Critical Depth of Cut (nm)	Material	Speed (mm/s)	Tip Radius (μm)	Refs.
75	6H-SiC	0.01	0.94	[36]
95	4H-SiC	0.001	5	[37]
<100	6H-SiC	150	0.05	[38]
70	6H-SiC	82.5	0.05	[39]
<60	6H-SiC	4.5	800	[40]

.

The sources of error in this study are as follows: (1) The frictional and adhesive coefficient between the indenter and sample surface is not a constant in the process of scratching when loaded linearly [41], but it was simplified to a constant in this study. (2) The wear of the indenter was ignored. (3) The impact of defects in the crystal, such as microtubules, dislocations, and stacking faults, was also ignored. (4) Although the roughness of the sample surface was less than 1 nm, it still has a considerable influence in nanoscale experiments.
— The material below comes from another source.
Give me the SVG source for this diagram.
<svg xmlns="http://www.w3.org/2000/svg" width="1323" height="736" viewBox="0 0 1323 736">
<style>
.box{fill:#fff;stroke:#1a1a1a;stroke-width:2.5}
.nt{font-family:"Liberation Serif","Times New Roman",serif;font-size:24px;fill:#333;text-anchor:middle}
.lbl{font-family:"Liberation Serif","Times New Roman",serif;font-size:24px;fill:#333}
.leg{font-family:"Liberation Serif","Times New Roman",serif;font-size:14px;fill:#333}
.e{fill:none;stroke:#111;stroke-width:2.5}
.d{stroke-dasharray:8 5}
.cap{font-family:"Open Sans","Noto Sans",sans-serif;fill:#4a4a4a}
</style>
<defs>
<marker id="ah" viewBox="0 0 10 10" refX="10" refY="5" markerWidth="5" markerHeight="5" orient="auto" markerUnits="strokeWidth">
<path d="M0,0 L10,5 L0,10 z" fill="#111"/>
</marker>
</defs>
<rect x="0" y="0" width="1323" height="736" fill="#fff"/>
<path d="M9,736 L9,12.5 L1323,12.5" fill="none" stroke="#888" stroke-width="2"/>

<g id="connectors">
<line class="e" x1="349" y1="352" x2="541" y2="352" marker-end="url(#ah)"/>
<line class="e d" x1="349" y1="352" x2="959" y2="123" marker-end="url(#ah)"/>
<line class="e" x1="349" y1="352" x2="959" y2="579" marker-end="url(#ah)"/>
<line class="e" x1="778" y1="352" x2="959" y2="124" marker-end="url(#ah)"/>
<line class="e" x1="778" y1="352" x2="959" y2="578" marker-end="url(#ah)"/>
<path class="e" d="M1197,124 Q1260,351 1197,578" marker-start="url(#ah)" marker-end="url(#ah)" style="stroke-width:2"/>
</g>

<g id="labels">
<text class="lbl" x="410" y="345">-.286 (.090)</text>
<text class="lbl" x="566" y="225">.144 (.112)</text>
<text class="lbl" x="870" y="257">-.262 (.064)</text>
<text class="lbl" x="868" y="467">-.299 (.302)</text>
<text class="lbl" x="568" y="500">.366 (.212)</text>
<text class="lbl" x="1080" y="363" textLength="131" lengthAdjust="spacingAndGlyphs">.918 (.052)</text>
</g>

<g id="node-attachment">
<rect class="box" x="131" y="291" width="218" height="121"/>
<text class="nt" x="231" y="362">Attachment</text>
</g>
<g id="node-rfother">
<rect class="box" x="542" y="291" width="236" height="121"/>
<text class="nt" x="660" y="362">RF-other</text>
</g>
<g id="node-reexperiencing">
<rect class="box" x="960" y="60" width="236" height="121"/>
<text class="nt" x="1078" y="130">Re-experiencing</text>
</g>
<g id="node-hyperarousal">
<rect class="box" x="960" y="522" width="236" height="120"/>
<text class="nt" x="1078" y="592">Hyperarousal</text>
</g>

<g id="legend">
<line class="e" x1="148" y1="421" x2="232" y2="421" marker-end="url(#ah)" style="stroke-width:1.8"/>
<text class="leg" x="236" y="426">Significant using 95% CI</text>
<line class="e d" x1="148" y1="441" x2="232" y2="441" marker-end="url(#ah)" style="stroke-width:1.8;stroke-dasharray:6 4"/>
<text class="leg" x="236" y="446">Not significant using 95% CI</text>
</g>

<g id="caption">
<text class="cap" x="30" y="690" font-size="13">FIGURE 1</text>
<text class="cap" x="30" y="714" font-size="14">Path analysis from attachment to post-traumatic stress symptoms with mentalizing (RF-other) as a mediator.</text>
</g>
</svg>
5. Summary and Conclusions

A theoretical model of the critical depth of cut of nanoscratching on a 4H-SiC single crystal with a Berkovich indenter was proposed, and a scratch test in a nanomechanical test system was conducted. The following conclusions can be drawn from this study:

(1) Based on an analysis of the nanoindentation and typical scratch model, a new model of the critical depth of cut of nanoscratching on a 4H-SiC single crystal with a Berkovich indenter was established.

(2) The radius of the Berkovich indenter nose was indirectly confirmed by a nanoindentation experiment, and the range of cracks on the scratched surface was verified by SEM images.

(3) The change in the sample surface in the scratching process was revealed through the average contact pressure. The theoretical result of the critical depth of cut at the ductile–brittle transition for a 4H-SiC single crystal was obtained; it is close to the first obvious pop-in point of the relation curve between tangential force and lateral displacement, and this result shows good agreement with other references.